Moreover, UNESCO’s alarm bells are ringing loudly. A decline in the number of waterfowl spending winter in the park has been noted, along with the cessation of breeding for some key species due to prolonged drought and insufficient surface water.
The report also sharply criticises a proposed law from the Parliament of Andalucia, which seeks to legalise unauthorised wells.
The Aznalcollar mine controversy
The report advises extreme caution concerning plans to reopen the Aznalcollar mine, another initiative by the Andalucian government. Before any final decisions are made, UNESCO insists that conservation and emergency plans be reviewed by the International Union for the Conservation of Nature.
The devastating environmental disaster triggered by the Aznalcollar mine basin’s rupture in 1998 remains fresh in public memory. Then, the accident released over 4 million cubic metres of toxic sludge into the protected natural reserve.
WWF weighs in
Despite the ongoing “catastrophic situation,” WWF is concerned that UNESCO has not yet proposed adding Doñana to the list of endangered areas.

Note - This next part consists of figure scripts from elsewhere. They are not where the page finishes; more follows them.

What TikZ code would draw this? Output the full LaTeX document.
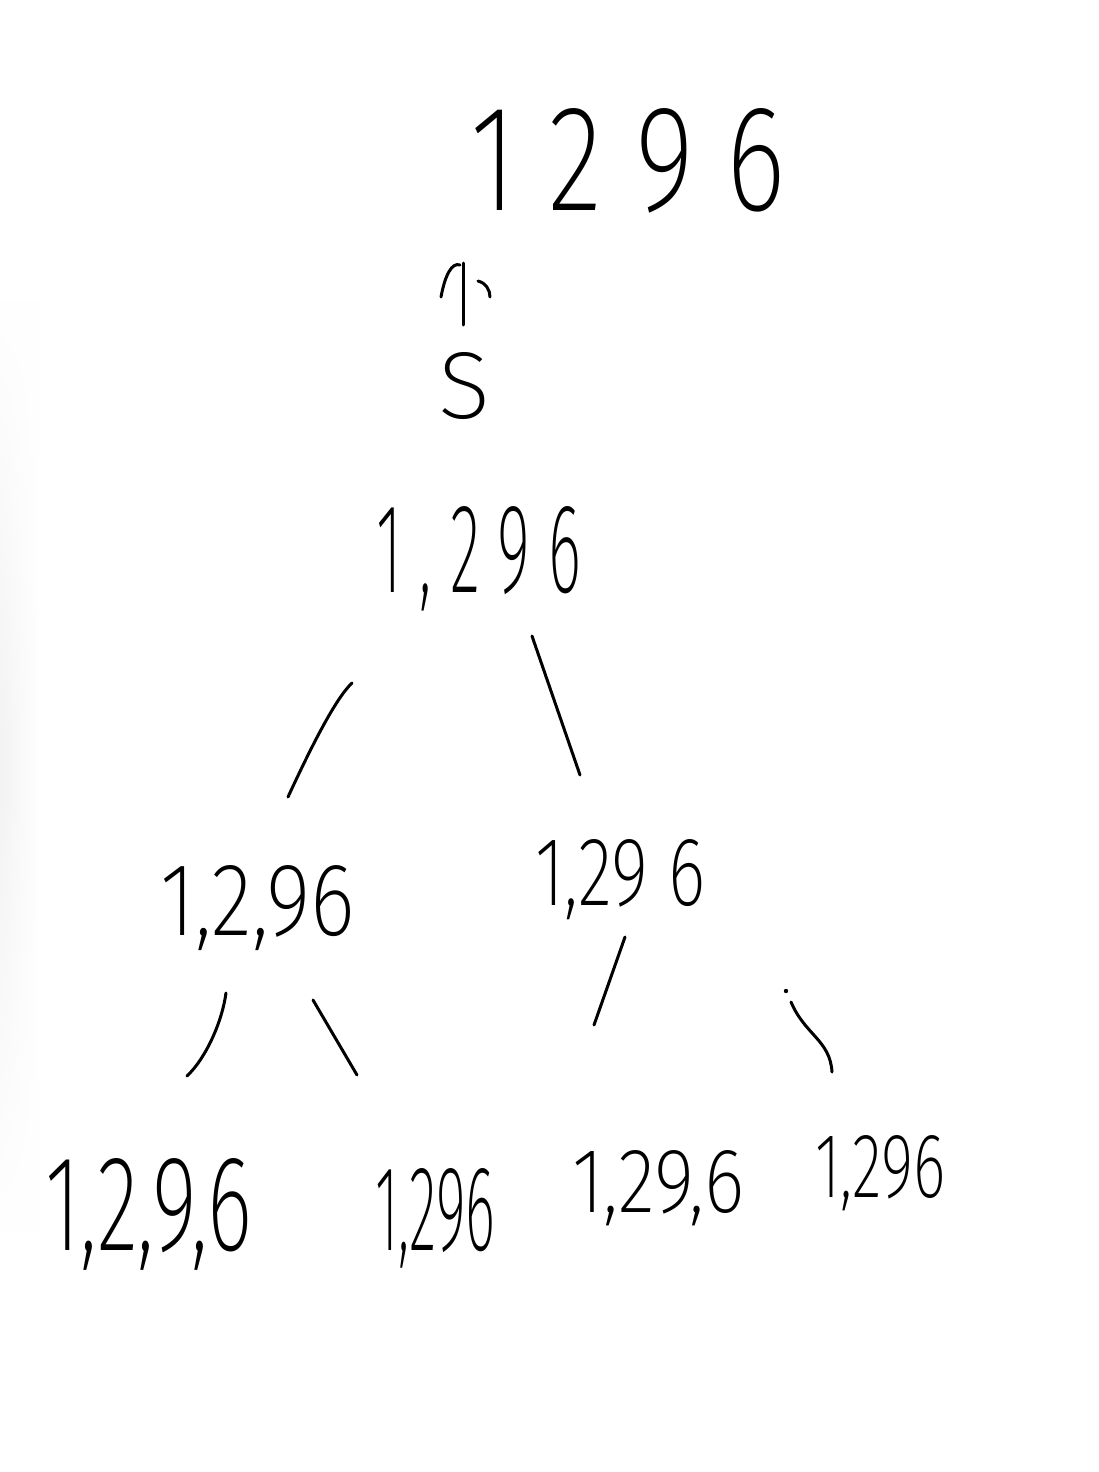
\documentclass[tikz,border=0pt]{standalone}
\usepackage{fontspec}
\usepackage{graphicx}
\usetikzlibrary{fadings}
\IfFontExistsTF{Fira Sans ExtraLight}{\newfontfamily\handfont{Fira Sans ExtraLight}}{%
  \IfFontExistsTF{Fira Sans Thin}{\newfontfamily\handfont{Fira Sans Thin}}{\newfontfamily\handfont{Fira Sans}}}
\newcommand\fitbox[3]{\resizebox{#1pt}{#2pt}{#3}}
\tikzset{
  lab/.style={inner sep=0pt, anchor=base west, font=\handfont},
  stroke/.style={line width=3pt, line cap=round, line join=round, black},
}
\tikzfading[name=vfade, top color=transparent!100, bottom color=transparent!100, middle color=transparent!0]
\begin{document}
\begin{tikzpicture}[x=1pt,y=-1pt]
\useasboundingbox (0,0) rectangle (1098,1472);
\fill[white] (0,0) rectangle (1098,1472);
\begin{scope}
\shade[left color=black!5, right color=white, path fading=vfade] (0,300) rectangle (40,1230);
\end{scope}

% labels
\node[lab] (top)  at (470,210)  {\fitbox{315}{102}{1 2 9 6}};
\node[lab] (s)    at (438,418)  {\fitbox{52}{66}{S}};
\node[lab] (root) at (376,592)  {\fitbox{205}{86}{1 , 2 9 6}};
\node[lab] (l)    at (160,935)  {\fitbox{195}{70}{1,2,96}};
\node[lab] (r)    at (535,905)  {\fitbox{170}{66}{1,29 6}};
\node[lab] (ll)   at (45,1250)  {\fitbox{207}{92}{1,2,9,6}};
\node[lab] (lr)   at (375,1250) {\fitbox{120}{82}{1,296}};
\node[lab] (rl)   at (572,1212) {\fitbox{172}{62}{1,29,6}};
\node[lab] (rr)   at (815,1197) {\fitbox{130}{62}{1,296}};

% arrow from S up to the top row
\coordinate (ab) at (463,325);
\coordinate (at) at (463,263);
\coordinate (bl) at (441,297);
\coordinate (br1) at (478,281);
\coordinate (br2) at (490,297);
\draw[stroke] (ab) -- (at);
\draw[stroke] (bl) .. controls (445,275) and (452,262) .. (460,265);
\draw[stroke] (br1) .. controls (486,283) and (490,290) .. (br2);

% tree strokes
\coordinate (e1a) at (352,683); \coordinate (e1b) at (288,797);
\coordinate (e2a) at (532,636); \coordinate (e2b) at (580,775);
\coordinate (e3a) at (226,993); \coordinate (e3b) at (187,1076);
\coordinate (e4a) at (313,1000); \coordinate (e4b) at (357,1075);
\coordinate (e5a) at (625,937); \coordinate (e5b) at (594,1025);
\coordinate (e6a) at (791,1002); \coordinate (e6b) at (832,1072);
\coordinate (dot) at (786,991);

\draw[stroke] (e1a) .. controls (336,698) and (312,745) .. (e1b);
\draw[stroke] (e2a) -- (e2b);
\draw[stroke] (e3a) .. controls (222,1022) and (206,1058) .. (e3b);
\draw[stroke] (e4a) -- (e4b);
\draw[stroke] (e5a) -- (e5b);
\draw[stroke] (e6a) .. controls (805,1035) and (830,1040) .. (e6b);
\fill (dot) circle (2.2pt);
\end{tikzpicture}
\end{document}
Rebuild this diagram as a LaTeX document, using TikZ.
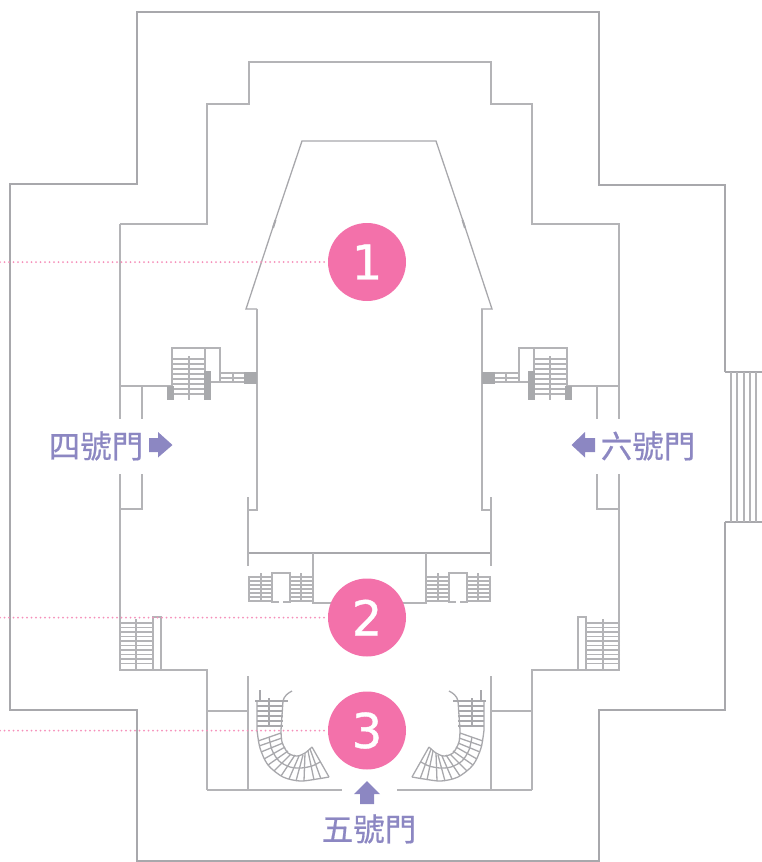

WWF is calling on the president of the Junta de Andalucía to withdraw the controversial proposed law immediately and permanently. They are also urging the implementation of the Strawberry Plan—as endorsed by UNESCO—and for the Junta to collaborate with the central government on a comprehensive, joint action plan to restore Doñana’s hydrological balance.
A National Disgrace
Juan Carlos del Olmo, Secretary General of WWF Spain, lamented, “UNESCO is once again threatening to add Doñana to the ignominious list of endangered World Heritage Sites. This would be a real disgrace for Andalucia and Spain.” He added, “We hope President Moreno Bonilla heeds this warning and fulfils his international obligations.”
For a nation that takes pride in its natural splendours and biodiversity, the looming risk of Doñana’s inclusion in the World Heritage in Danger list serves as a dire warning and a clarion call for immediate action.